Some systems do – the London Underground for example has 2 electrified rails.
Generally though negative current is handled through the 2 running rails. A complexity is current leakage from these which can be problematic in built up areas ( why they adopted 4 rails for London in the 1880s) which is now handled by sophisticated insulation between the running rails and the support.
DC has two wires for negative and positive electricity.
AC has two wires – one has the zap, the other one goes to ‘ground’ or neutral.
EDIT: Depending on style of train, they either run on DC or AC, although i believe all trains that dont use diesel generators and get electricity from the rails are AC.
It’s been a long time since I studied this but…
Think of electricity as a water fall.
The height of the water fall is the voltage, the amount of water coming over the water fall is the current.
If the water fall is 1km high but only a trickle if water is coming over the waterfall then you are not going to die.
If the water fall is just a centimetre tall but a torrent is coming over the fall then you are going to be washed away and die.
So high voltage isn’t an issue, but high current is.
Voltage is also describe as potential difference, the difference in height from the to top of the water fall to the bottom.
If there is no difference in height then you don’t have a waterfall, you have pond, no current can flow and therefore it’s safe.
So the ground neutral rails are at the same voltage as you, so no current can’t flow so it’s safe to touch the neutral rail.
Let’s now talk AC vs DC.
Firstly there is no such thing as negative and positive electricity, there is only electricity.
The confusion here is a negative and positive voltage.
To understand negative voltage imagine you are standing next to a river.
The river and you are at ground level.
We somewhat arbitrarily refer to this a zero volts.
Rather than think of this as zero volts it helps to think of this as a zero potential difference (pd).
The river could be at the top of a mountain but so are you so the pd is zero and so the voltage is zero.
If you walk up the mountain, away from the river, as you walk up the mountain the pd between you and the river increases.
If you walk down the mountain the pd decreases.
When you go up the mountain we can call this a positive pd, so we would refer to going down the mountain as a negative pd.
So now we have negative and positive voltage.
For DC the active rail is held at a consistent positive vintage to the neutral rail.
For AC the voltage is continuously changed from a positive voltage to a negative voltage.

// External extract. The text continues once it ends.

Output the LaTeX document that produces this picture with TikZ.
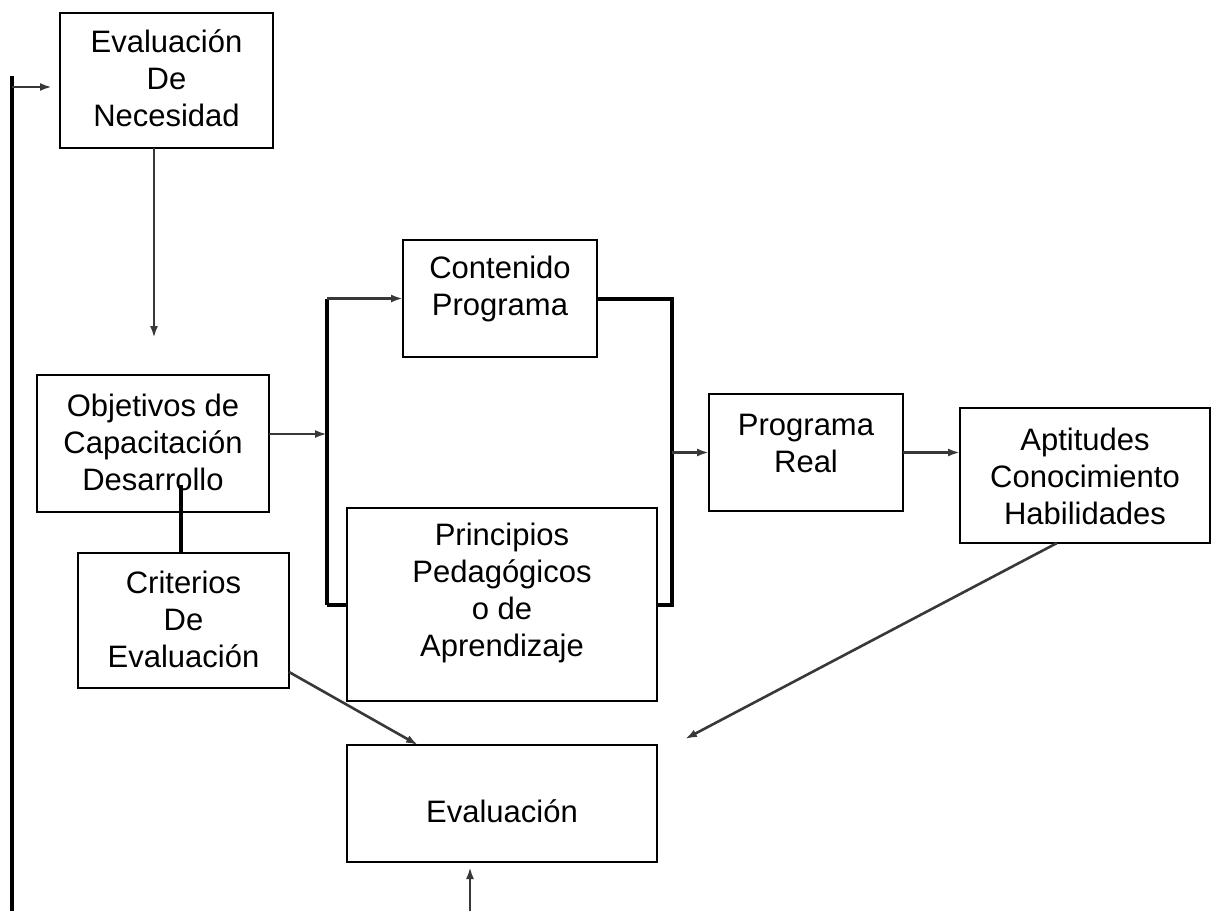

This change typically happens sixty times a second.
It doesn’t matter if the voltage is negative or positive, only that it is different to you.
If there is a difference it will allow current to flow and if there is sufficient current you will die.
Train lines have a LOT of current.
So for both AC and DC rails you have zero pd between you and the grounded rail a non zero pd between you and the active rail.
One last note.
Electricians take about leakage.
This is where the grounded rail is not properly earthed, for instance this can happen if the rails connection to the ground becomes rusty.
When this happens the grounded rail can become an active rail, so in the end it’s better to touch neither rail as on a bad day any of them can kill you.
On the London Underground, there are indeed four rails: two running rails; a positive rail; a negative rail.
For systems which have only three rails, both the running rails are at a notional ‘ground’. The train runs on the potential difference between that ground and the third rail.
On four rail systems, the running rails are still usually bonded to ground, but do not form part of the circuit. Also, the two current rails are asymmetric about ground. LU uses 630V DC, with the +ve rail at around 210v and the negative rail about -420V. Or maybe is the other way round. I can’t remember.
The reason they do this is to avoid weird electrolysis effects with the metal tunnel linings.